I am looking at the STM32 F4 series Discovery board. I have the eval board on my desk currently. I want to use this system to send data from USB to a 3 byte parallel data bus using an external clock source. I am using the STM32407 chip. I need to input data from a PC through the USB bus. My wish list is for the chip to handle a 2 MHz external clock rate and load the 3-byte GPIOs every clock cycle.
That would be 2MHz x 24bits = 48 Mbits/s or 6 MBytes/s if my math is correct. The output from the STM32 GPIO would need to be smooth as the USB would be in packets.
Is the 2 MHz possible? Can I go faster?
Thank you very much.

Best Answer

6 MBytes/s through USB full-speed 12Mbit USB is impossible. So no 2MHz outside clock is not possible through that interface.

A more feasible target through that interface might be about 0.5MB/s over USB. Loading a 3-byte GPIO, would be about 0.5/3, or 167kHz.

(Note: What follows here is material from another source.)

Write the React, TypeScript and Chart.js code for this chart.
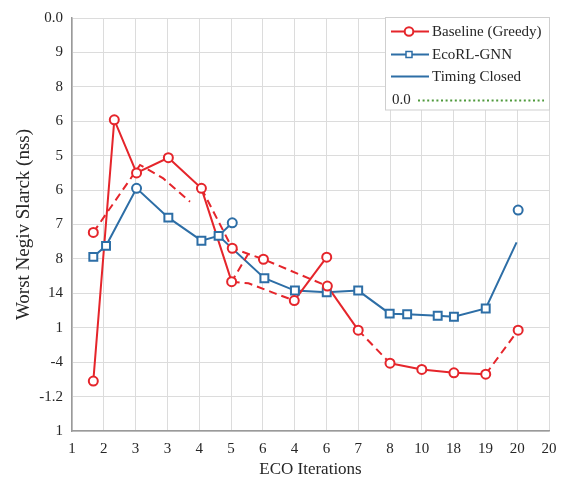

The STM32F4 Discovery board (part number STM32F4DISCOVERY) does not have the USB high-speed, 480Mbit, interface implemented, so you'll need to build that (I vaguely remember something about a daughterboard with some more peripheral interfaces, might I might be wrong).

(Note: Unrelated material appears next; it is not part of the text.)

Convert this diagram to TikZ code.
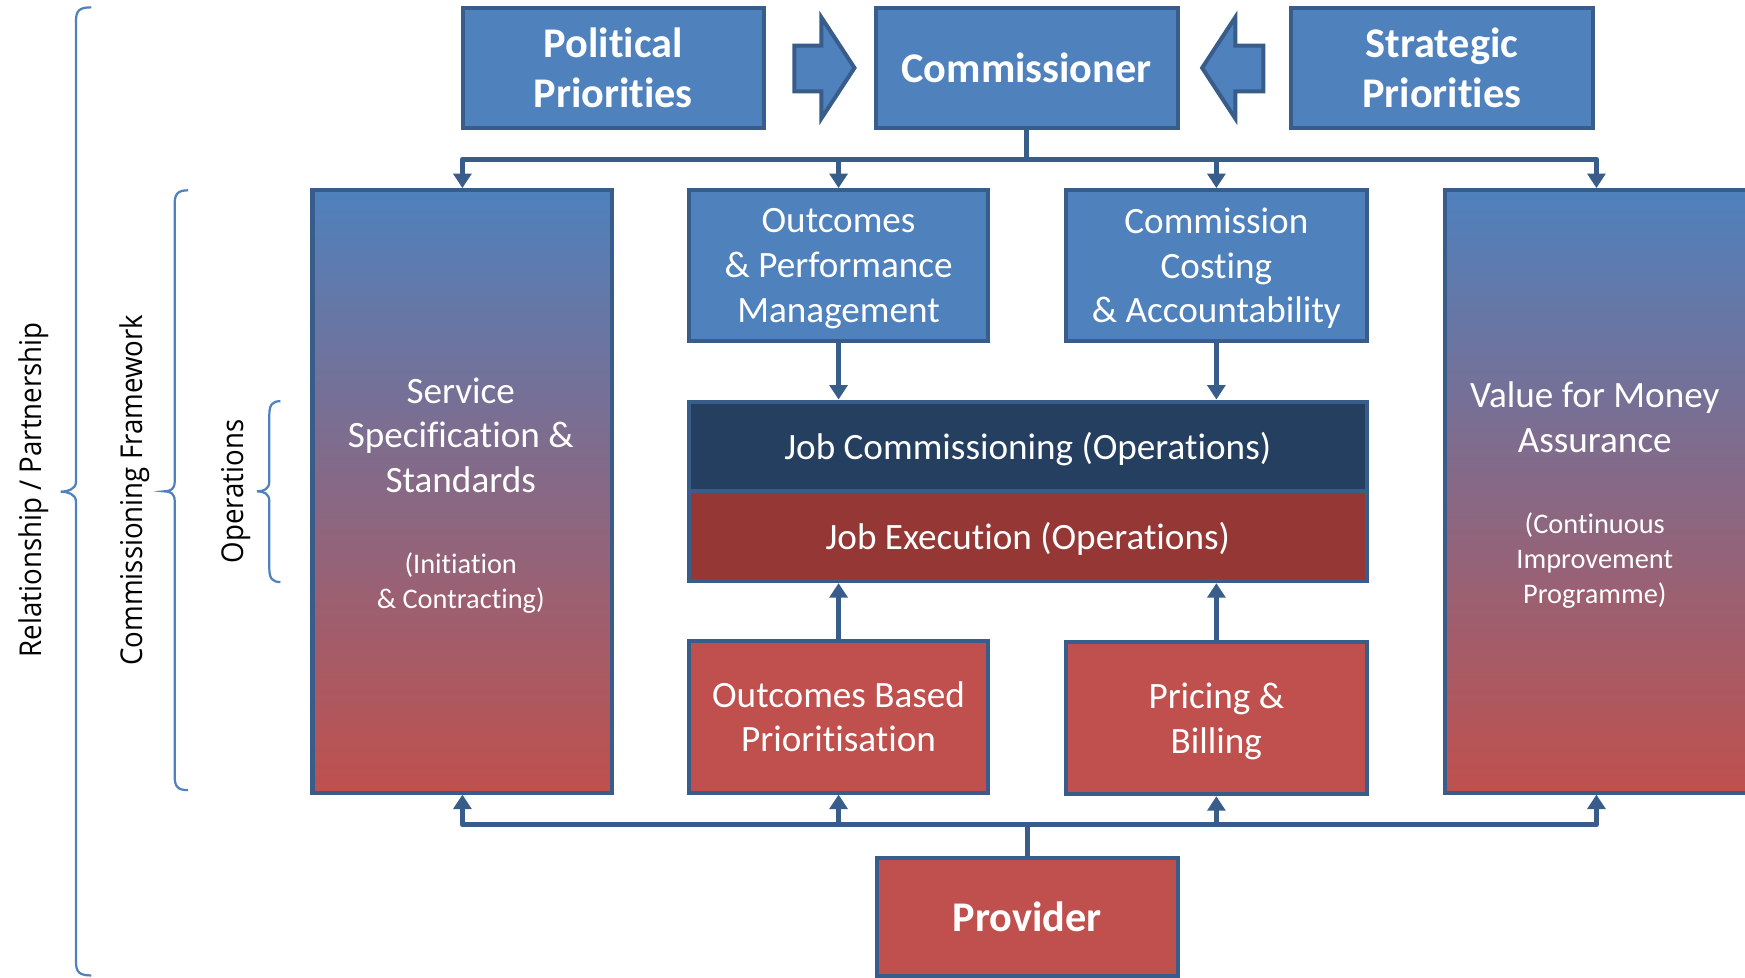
\documentclass[tikz,border=0pt]{standalone}
\usepackage{fontspec}
\setmainfont{Carlito}[Ligatures={NoCommon,NoContextual}]
\newfontfamily\sidefont{Open Sans}
\usetikzlibrary{arrows.meta,calc}
\definecolor{bfill}{HTML}{4F81BD}
\definecolor{bline}{HTML}{385D8A}
\definecolor{rfill}{HTML}{C0504D}
\definecolor{navy}{HTML}{243F60}
\definecolor{dred}{HTML}{953735}
\definecolor{bracec}{HTML}{4F81BD}
\newcommand{\drawbrace}[6]{% #1 line x, #2 end x, #3 tip x, #4 top y, #5 mid y, #6 bottom y
  \draw[bracestyle] (#2,#4) .. controls (#1+3,#4) and (#1,#4+3) .. (#1,#4+12)
    -- (#1,#5-9) .. controls (#1,#5-2) and (#3+6,#5) .. (#3,#5)
    .. controls (#3+6,#5) and (#1,#5+2) .. (#1,#5+9)
    -- (#1,#6-12) .. controls (#1,#6-3) and (#1+3,#6) .. (#2,#6);}
\tikzset{
  box/.style={draw=bline, line width=3.6pt, text=white, align=center, inner sep=0pt, text depth=0pt},
  bluebox/.style={box, fill=bfill},
  redbox/.style={box, fill=rfill},
  navybox/.style={box, fill=navy},
  dredbox/.style={box, fill=dred},
  gradbox/.style={box, top color=bfill, bottom color=rfill},
  bigt/.style={font=\fontsize{38}{45}\selectfont\bfseries},
  midt/.style={font=\fontsize{33.4}{40}\selectfont},
  smallt/.style={font=\fontsize{25.5}{31.5}\selectfont},
  lbl/.style={text=white, align=center, inner sep=0pt},
  conn/.style={draw=bline, line width=4.5pt, line join=round},
  arr/.style={conn, -{Triangle[length=13pt,width=16pt]}},
  bracestyle/.style={draw=bracec, line width=2pt},
  sidet/.style={rotate=90, anchor=base, inner sep=0pt, font=\sidefont\fontsize{27}{32}\selectfont},
  blockarrow/.style={draw=bline, fill=bfill, line width=3.6pt, line join=miter}
}
\begin{document}
\begin{tikzpicture}[x=1pt,y=-1pt]
\clip (0,0) rectangle (1568,878);
\fill[white] (0,0) rectangle (1568,878);

% braces
\drawbrace{68.3}{82}{54.5}{6.6}{441.8}{876.5}
\drawbrace{157}{169}{147.4}{171}{441.5}{710}
\drawbrace{242}{252}{231}{360.5}{441.5}{523}

% side labels
\node[sidet] (rel) at (37.5,440) {\scalebox{0.92}[1]{Relationship / Partnership}};
\node[sidet] (cfw) at (128,440.5) {\scalebox{0.92}[1]{Commissioning Framework}};
\node[sidet] (ops) at (218.5,441.5) {\scalebox{0.92}[1]{Operations}};

% top row
\node[bluebox, bigt, minimum width=270.4pt, minimum height=108pt] (pol) at (551,61.2) {Political\\Priorities};
\node[bluebox, bigt, minimum width=271.4pt, minimum height=108pt] (comm) at (922.5,61.2) {Commissioner};
\node[bluebox, bigt, minimum width=271.4pt, minimum height=108pt] (strat) at (1295.5,61.2) {Strategic\\Priorities};

% block arrows
\draw[blockarrow] (713.8,41) -- (738,41) -- (738,15.5) -- (767.8,61) -- (738,106.5) -- (738,82) -- (713.8,82) -- cycle;
\draw[blockarrow] (1135.2,41) -- (1110,41) -- (1110,15.5) -- (1080.2,61) -- (1110,106.5) -- (1110,82) -- (1135.2,82) -- cycle;

% second row
\node[gradbox, minimum width=269.4pt, minimum height=541.4pt] (svc) at (415.5,441.5) {};
\node[bluebox, midt, minimum width=269.4pt, minimum height=135.4pt] (opm) at (753.5,238.5) {Outcomes\\\& Performance\\Management};
\node[bluebox, midt, minimum width=270.4pt, minimum height=135.4pt] (ccost) at (1093,238.5) {Commission\\Costing\\\& Accountability};
\node[gradbox, minimum width=271.4pt, minimum height=541.4pt] (vfm) at (1434.5,441.5) {};

\node[lbl, midt] (svct) at (414,391) {Service\\Specification \&\\Standards};
\node[lbl, smallt] (svcs) at (414,524) {(Initiation\\\& Contracting)};
\node[lbl, midt] (vfmt) at (1433,375) {Value for Money\\Assurance};
\node[lbl, smallt] (vfms) at (1433,503.5) {(Continuous\\Improvement\\Programme)};

% job boxes
\node[navybox, midt, minimum width=609.4pt, minimum height=80.4pt] (jobc) at (923.5,401) {Job Commissioning (Operations)};
\node[dredbox, midt, minimum width=609.4pt, minimum height=81.4pt] (jobe) at (923.5,481.5) {Job Execution (Operations)};

% lower row
\node[redbox, midt, minimum width=269.4pt, minimum height=136.4pt] (obp) at (753.5,644) {Outcomes Based\\Prioritisation};
\node[redbox, midt, minimum width=270.4pt, minimum height=136.4pt] (pb) at (1093,645.5) {Pricing \&\\Billing};
\node[redbox, bigt, minimum width=270.4pt, minimum height=106.4pt] (prov) at (923,824) {Provider};

% connectors top
\coordinate (topbus) at (922.5,143);
\draw[conn] (comm.south) -- (topbus);
\draw[arr] (topbus) -| (svc.north);
\draw[arr] (topbus) -| (opm.north);
\draw[arr] (topbus) -| (ccost.north);
\draw[arr] (topbus) -| (vfm.north);

% middle arrows
\draw[arr] (opm.south) -- (opm.south |- jobc.north);
\draw[arr] (ccost.south) -- (ccost.south |- jobc.north);
\draw[arr] (obp.north) -- (obp.north |- jobe.south);
\draw[arr] (pb.north) -- (pb.north |- jobe.south);

% connectors bottom
\coordinate (botbus) at (923,741);
\draw[conn] (prov.north) -- (botbus);
\draw[arr] (botbus) -| (svc.south);
\draw[arr] (botbus) -| (obp.south);
\draw[arr] (botbus) -| (pb.south);
\draw[arr] (botbus) -| (vfm.south);
\end{tikzpicture}
\end{document}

You'll need to check out the library code to drive that peripheral. It runs at 168MHz, which is 28 cycles/byte. ARM load and store instructions are 2 cycles, so 28 cycles isn't many instructions. Worse, GPIO ports are only 16 bits wide, so it's going to be a couple of writes to set up the 24 bits. Depending on the 24-bit bus, it might need a handshake too. Each of those writes is 2 cycles. IIRC DMA runs at about 1/4 CPU frequency (I'd need to dig hard to find that).

It only has 192kB of RAM, so say 180kB for buffers. That is only 3% of your data rate, i.e. 33milliseconds, which isn't very 'luxurious'.

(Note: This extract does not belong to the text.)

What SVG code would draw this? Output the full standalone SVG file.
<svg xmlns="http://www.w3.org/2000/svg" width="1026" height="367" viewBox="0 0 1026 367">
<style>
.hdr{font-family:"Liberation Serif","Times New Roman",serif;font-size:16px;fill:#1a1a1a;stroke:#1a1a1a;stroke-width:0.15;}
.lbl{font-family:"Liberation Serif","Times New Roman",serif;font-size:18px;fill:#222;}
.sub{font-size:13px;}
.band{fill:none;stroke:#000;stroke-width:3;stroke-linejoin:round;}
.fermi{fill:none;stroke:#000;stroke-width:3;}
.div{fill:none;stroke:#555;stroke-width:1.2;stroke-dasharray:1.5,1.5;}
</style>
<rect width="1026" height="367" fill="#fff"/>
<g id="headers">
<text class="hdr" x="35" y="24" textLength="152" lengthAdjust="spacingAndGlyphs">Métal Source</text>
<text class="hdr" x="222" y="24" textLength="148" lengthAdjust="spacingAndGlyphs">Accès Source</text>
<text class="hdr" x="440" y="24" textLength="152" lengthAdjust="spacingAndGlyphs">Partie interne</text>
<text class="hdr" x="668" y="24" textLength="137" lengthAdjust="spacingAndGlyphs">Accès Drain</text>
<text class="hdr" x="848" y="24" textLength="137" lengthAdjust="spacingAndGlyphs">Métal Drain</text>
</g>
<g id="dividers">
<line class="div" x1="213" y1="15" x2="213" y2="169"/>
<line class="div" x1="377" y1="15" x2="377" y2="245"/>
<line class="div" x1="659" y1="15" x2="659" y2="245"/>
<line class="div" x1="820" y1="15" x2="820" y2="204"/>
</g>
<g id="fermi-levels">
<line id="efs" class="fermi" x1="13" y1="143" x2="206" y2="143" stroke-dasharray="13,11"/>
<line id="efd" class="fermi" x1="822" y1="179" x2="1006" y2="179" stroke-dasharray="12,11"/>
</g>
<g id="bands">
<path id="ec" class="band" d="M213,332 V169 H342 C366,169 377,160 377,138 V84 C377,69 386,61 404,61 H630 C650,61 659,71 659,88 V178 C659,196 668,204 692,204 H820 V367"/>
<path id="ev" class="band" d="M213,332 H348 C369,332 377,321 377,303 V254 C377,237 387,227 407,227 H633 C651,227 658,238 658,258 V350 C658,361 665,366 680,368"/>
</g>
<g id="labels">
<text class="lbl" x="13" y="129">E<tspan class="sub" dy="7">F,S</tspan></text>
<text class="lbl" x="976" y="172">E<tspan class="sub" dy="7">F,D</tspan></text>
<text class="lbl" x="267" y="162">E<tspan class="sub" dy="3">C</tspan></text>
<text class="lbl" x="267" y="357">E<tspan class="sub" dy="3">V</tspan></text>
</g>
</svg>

So I guess it might be feasible, but it is likely to be a hard piece of code to write and polish.

I'd have to do some tests to get a better sense for what is reasonable.

I might try something like a BeagleBone Black, i.e. about 4-5x more CPU. It has two RISC CPU's on SoC too, which could offload the low-level I/O, and lots of I/O pins. It might even have 32bit wide ports (maybe someone else can comment).

PS:
I wrote and polished code to toggle one pin on STM32F103, which ran at a CPU clock of 72MHz. IIRC it got 12MHz doing no processing at all. So 2MHz, with two I/O port writes, with USB processing, but just over 2x faster clock (which will suffer program memory wait states), seems impossible.